▸ **Instruction**:
Produce an exact copy of all the data below, dropping every image.
** begin **
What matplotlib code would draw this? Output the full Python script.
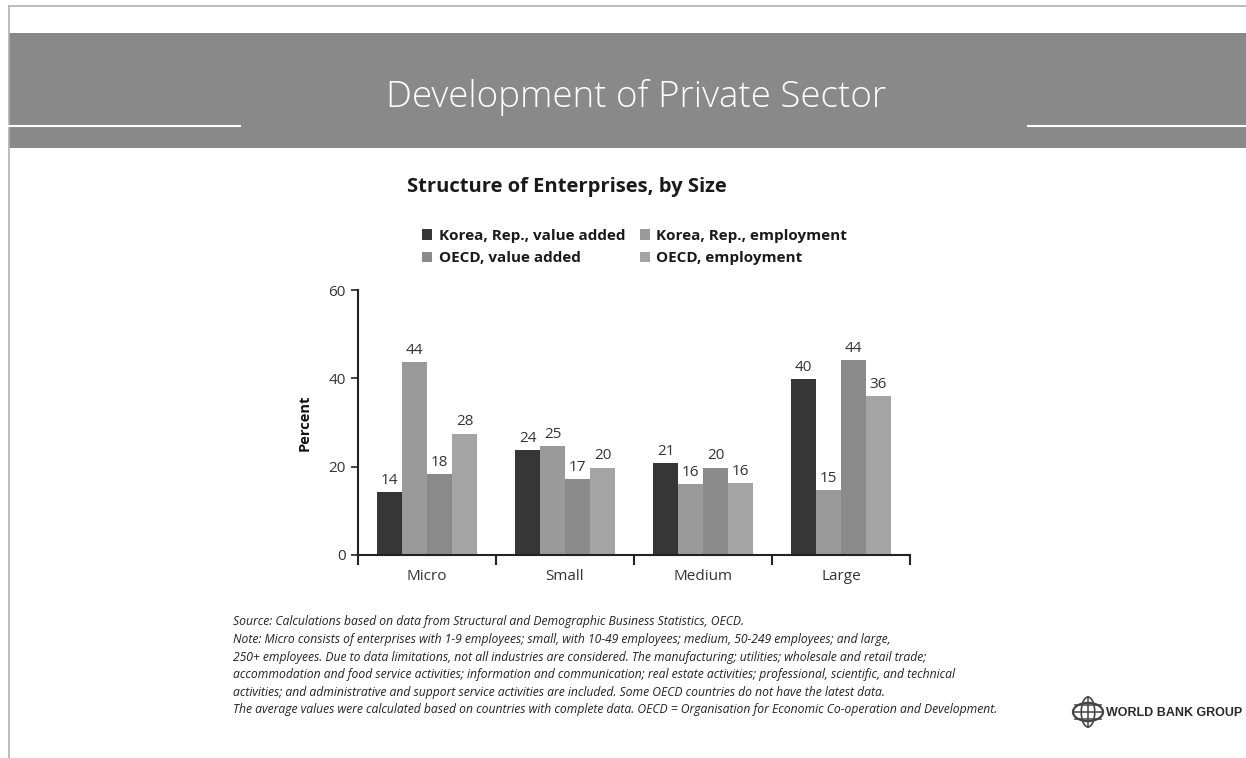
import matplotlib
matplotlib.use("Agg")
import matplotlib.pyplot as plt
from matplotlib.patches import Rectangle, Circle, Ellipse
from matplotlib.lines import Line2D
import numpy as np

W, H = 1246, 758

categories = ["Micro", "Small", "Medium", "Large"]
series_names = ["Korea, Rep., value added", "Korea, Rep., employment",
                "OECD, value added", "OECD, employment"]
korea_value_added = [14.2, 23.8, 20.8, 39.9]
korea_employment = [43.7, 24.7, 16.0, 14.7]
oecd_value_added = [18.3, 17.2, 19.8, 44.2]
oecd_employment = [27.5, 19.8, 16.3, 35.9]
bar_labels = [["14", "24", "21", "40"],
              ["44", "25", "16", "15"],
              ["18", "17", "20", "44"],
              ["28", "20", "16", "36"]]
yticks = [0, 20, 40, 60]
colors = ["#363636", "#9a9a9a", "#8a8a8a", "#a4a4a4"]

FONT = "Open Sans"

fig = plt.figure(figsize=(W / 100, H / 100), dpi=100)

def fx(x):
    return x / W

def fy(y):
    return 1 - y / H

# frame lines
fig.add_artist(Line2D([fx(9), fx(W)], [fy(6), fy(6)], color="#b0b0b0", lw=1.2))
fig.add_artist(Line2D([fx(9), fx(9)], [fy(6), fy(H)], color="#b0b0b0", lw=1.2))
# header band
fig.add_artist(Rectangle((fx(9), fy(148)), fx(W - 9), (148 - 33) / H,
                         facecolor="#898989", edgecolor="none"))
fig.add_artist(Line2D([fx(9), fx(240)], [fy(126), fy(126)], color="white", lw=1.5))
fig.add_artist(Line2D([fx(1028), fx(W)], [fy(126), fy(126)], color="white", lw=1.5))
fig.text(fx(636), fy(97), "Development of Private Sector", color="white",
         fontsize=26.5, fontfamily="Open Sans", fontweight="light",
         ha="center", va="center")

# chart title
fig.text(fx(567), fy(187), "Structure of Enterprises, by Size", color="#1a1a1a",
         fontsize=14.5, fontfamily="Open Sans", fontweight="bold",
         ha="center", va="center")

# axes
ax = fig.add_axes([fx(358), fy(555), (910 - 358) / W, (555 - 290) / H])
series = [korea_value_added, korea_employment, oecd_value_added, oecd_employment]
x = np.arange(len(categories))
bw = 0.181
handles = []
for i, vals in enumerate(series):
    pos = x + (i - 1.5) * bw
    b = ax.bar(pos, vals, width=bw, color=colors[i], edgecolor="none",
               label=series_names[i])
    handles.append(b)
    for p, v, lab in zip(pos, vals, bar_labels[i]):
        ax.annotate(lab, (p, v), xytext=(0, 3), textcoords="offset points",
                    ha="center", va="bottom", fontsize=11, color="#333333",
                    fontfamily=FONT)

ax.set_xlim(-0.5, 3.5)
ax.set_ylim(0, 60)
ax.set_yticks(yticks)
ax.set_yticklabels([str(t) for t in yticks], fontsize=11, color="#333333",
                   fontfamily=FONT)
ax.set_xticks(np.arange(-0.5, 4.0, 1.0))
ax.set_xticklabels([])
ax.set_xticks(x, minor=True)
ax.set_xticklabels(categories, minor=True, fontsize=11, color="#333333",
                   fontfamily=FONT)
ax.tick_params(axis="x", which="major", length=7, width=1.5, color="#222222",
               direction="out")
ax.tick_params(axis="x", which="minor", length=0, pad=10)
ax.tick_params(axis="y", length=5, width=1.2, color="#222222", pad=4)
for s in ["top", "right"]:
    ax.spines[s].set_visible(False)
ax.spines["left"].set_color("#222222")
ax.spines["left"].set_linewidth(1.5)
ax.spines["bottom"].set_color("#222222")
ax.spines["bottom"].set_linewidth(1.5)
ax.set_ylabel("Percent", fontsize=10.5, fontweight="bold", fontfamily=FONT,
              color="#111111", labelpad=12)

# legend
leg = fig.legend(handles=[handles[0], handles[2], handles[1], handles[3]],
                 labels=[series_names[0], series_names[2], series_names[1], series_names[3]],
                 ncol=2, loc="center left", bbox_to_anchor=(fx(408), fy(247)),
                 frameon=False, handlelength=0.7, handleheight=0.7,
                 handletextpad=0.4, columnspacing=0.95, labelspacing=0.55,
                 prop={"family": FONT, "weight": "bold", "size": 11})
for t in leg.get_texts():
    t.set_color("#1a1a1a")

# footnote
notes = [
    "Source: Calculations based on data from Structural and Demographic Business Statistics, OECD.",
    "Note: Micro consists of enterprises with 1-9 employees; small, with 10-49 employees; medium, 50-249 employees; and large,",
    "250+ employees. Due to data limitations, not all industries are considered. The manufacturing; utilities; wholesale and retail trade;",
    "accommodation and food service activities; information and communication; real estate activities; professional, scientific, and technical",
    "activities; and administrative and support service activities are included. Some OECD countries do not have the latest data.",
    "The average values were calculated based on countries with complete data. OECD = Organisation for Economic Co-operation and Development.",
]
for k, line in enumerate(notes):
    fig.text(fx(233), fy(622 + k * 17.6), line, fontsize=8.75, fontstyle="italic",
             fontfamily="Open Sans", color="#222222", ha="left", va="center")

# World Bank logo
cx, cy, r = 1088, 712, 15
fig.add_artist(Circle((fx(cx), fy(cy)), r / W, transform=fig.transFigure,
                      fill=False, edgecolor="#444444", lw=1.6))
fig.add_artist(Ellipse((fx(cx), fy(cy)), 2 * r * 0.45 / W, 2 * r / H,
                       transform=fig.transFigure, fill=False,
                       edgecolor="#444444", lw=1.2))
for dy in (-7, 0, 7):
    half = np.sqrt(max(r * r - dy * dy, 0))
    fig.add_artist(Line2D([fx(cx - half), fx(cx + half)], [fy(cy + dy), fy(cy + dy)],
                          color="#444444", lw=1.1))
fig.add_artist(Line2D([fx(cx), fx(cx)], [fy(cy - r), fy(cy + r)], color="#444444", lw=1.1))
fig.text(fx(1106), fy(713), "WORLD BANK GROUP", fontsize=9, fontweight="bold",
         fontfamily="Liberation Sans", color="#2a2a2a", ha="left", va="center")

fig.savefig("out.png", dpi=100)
** end **
▸ **Solution below**:
What matplotlib code would draw this? Output the full Python script.
import matplotlib
matplotlib.use("Agg")
import matplotlib.pyplot as plt
from matplotlib.patches import Rectangle, Circle, Ellipse
from matplotlib.lines import Line2D
import numpy as np

W, H = 1246, 758

categories = ["Micro", "Small", "Medium", "Large"]
series_names = ["Korea, Rep., value added", "Korea, Rep., employment",
                "OECD, value added", "OECD, employment"]
korea_value_added = [14.2, 23.8, 20.8, 39.9]
korea_employment = [43.7, 24.7, 16.0, 14.7]
oecd_value_added = [18.3, 17.2, 19.8, 44.2]
oecd_employment = [27.5, 19.8, 16.3, 35.9]
bar_labels = [["14", "24", "21", "40"],
              ["44", "25", "16", "15"],
              ["18", "17", "20", "44"],
              ["28", "20", "16", "36"]]
yticks = [0, 20, 40, 60]
colors = ["#363636", "#9a9a9a", "#8a8a8a", "#a4a4a4"]

FONT = "Open Sans"

fig = plt.figure(figsize=(W / 100, H / 100), dpi=100)

def fx(x):
    return x / W

def fy(y):
    return 1 - y / H

# frame lines
fig.add_artist(Line2D([fx(9), fx(W)], [fy(6), fy(6)], color="#b0b0b0", lw=1.2))
fig.add_artist(Line2D([fx(9), fx(9)], [fy(6), fy(H)], color="#b0b0b0", lw=1.2))
# header band
fig.add_artist(Rectangle((fx(9), fy(148)), fx(W - 9), (148 - 33) / H,
                         facecolor="#898989", edgecolor="none"))
fig.add_artist(Line2D([fx(9), fx(240)], [fy(126), fy(126)], color="white", lw=1.5))
fig.add_artist(Line2D([fx(1028), fx(W)], [fy(126), fy(126)], color="white", lw=1.5))
fig.text(fx(636), fy(97), "Development of Private Sector", color="white",
         fontsize=26.5, fontfamily="Open Sans", fontweight="light",
         ha="center", va="center")

# chart title
fig.text(fx(567), fy(187), "Structure of Enterprises, by Size", color="#1a1a1a",
         fontsize=14.5, fontfamily="Open Sans", fontweight="bold",
         ha="center", va="center")

# axes
ax = fig.add_axes([fx(358), fy(555), (910 - 358) / W, (555 - 290) / H])
series = [korea_value_added, korea_employment, oecd_value_added, oecd_employment]
x = np.arange(len(categories))
bw = 0.181
handles = []
for i, vals in enumerate(series):
    pos = x + (i - 1.5) * bw
    b = ax.bar(pos, vals, width=bw, color=colors[i], edgecolor="none",
               label=series_names[i])
    handles.append(b)
    for p, v, lab in zip(pos, vals, bar_labels[i]):
        ax.annotate(lab, (p, v), xytext=(0, 3), textcoords="offset points",
                    ha="center", va="bottom", fontsize=11, color="#333333",
                    fontfamily=FONT)

ax.set_xlim(-0.5, 3.5)
ax.set_ylim(0, 60)
ax.set_yticks(yticks)
ax.set_yticklabels([str(t) for t in yticks], fontsize=11, color="#333333",
                   fontfamily=FONT)
ax.set_xticks(np.arange(-0.5, 4.0, 1.0))
ax.set_xticklabels([])
ax.set_xticks(x, minor=True)
ax.set_xticklabels(categories, minor=True, fontsize=11, color="#333333",
                   fontfamily=FONT)
ax.tick_params(axis="x", which="major", length=7, width=1.5, color="#222222",
               direction="out")
ax.tick_params(axis="x", which="minor", length=0, pad=10)
ax.tick_params(axis="y", length=5, width=1.2, color="#222222", pad=4)
for s in ["top", "right"]:
    ax.spines[s].set_visible(False)
ax.spines["left"].set_color("#222222")
ax.spines["left"].set_linewidth(1.5)
ax.spines["bottom"].set_color("#222222")
ax.spines["bottom"].set_linewidth(1.5)
ax.set_ylabel("Percent", fontsize=10.5, fontweight="bold", fontfamily=FONT,
              color="#111111", labelpad=12)

# legend
leg = fig.legend(handles=[handles[0], handles[2], handles[1], handles[3]],
                 labels=[series_names[0], series_names[2], series_names[1], series_names[3]],
                 ncol=2, loc="center left", bbox_to_anchor=(fx(408), fy(247)),
                 frameon=False, handlelength=0.7, handleheight=0.7,
                 handletextpad=0.4, columnspacing=0.95, labelspacing=0.55,
                 prop={"family": FONT, "weight": "bold", "size": 11})
for t in leg.get_texts():
    t.set_color("#1a1a1a")

# footnote
notes = [
    "Source: Calculations based on data from Structural and Demographic Business Statistics, OECD.",
    "Note: Micro consists of enterprises with 1-9 employees; small, with 10-49 employees; medium, 50-249 employees; and large,",
    "250+ employees. Due to data limitations, not all industries are considered. The manufacturing; utilities; wholesale and retail trade;",
    "accommodation and food service activities; information and communication; real estate activities; professional, scientific, and technical",
    "activities; and administrative and support service activities are included. Some OECD countries do not have the latest data.",
    "The average values were calculated based on countries with complete data. OECD = Organisation for Economic Co-operation and Development.",
]
for k, line in enumerate(notes):
    fig.text(fx(233), fy(622 + k * 17.6), line, fontsize=8.75, fontstyle="italic",
             fontfamily="Open Sans", color="#222222", ha="left", va="center")

# World Bank logo
cx, cy, r = 1088, 712, 15
fig.add_artist(Circle((fx(cx), fy(cy)), r / W, transform=fig.transFigure,
                      fill=False, edgecolor="#444444", lw=1.6))
fig.add_artist(Ellipse((fx(cx), fy(cy)), 2 * r * 0.45 / W, 2 * r / H,
                       transform=fig.transFigure, fill=False,
                       edgecolor="#444444", lw=1.2))
for dy in (-7, 0, 7):
    half = np.sqrt(max(r * r - dy * dy, 0))
    fig.add_artist(Line2D([fx(cx - half), fx(cx + half)], [fy(cy + dy), fy(cy + dy)],
                          color="#444444", lw=1.1))
fig.add_artist(Line2D([fx(cx), fx(cx)], [fy(cy - r), fy(cy + r)], color="#444444", lw=1.1))
fig.text(fx(1106), fy(713), "WORLD BANK GROUP", fontsize=9, fontweight="bold",
         fontfamily="Liberation Sans", color="#2a2a2a", ha="left", va="center")

fig.savefig("out.png", dpi=100)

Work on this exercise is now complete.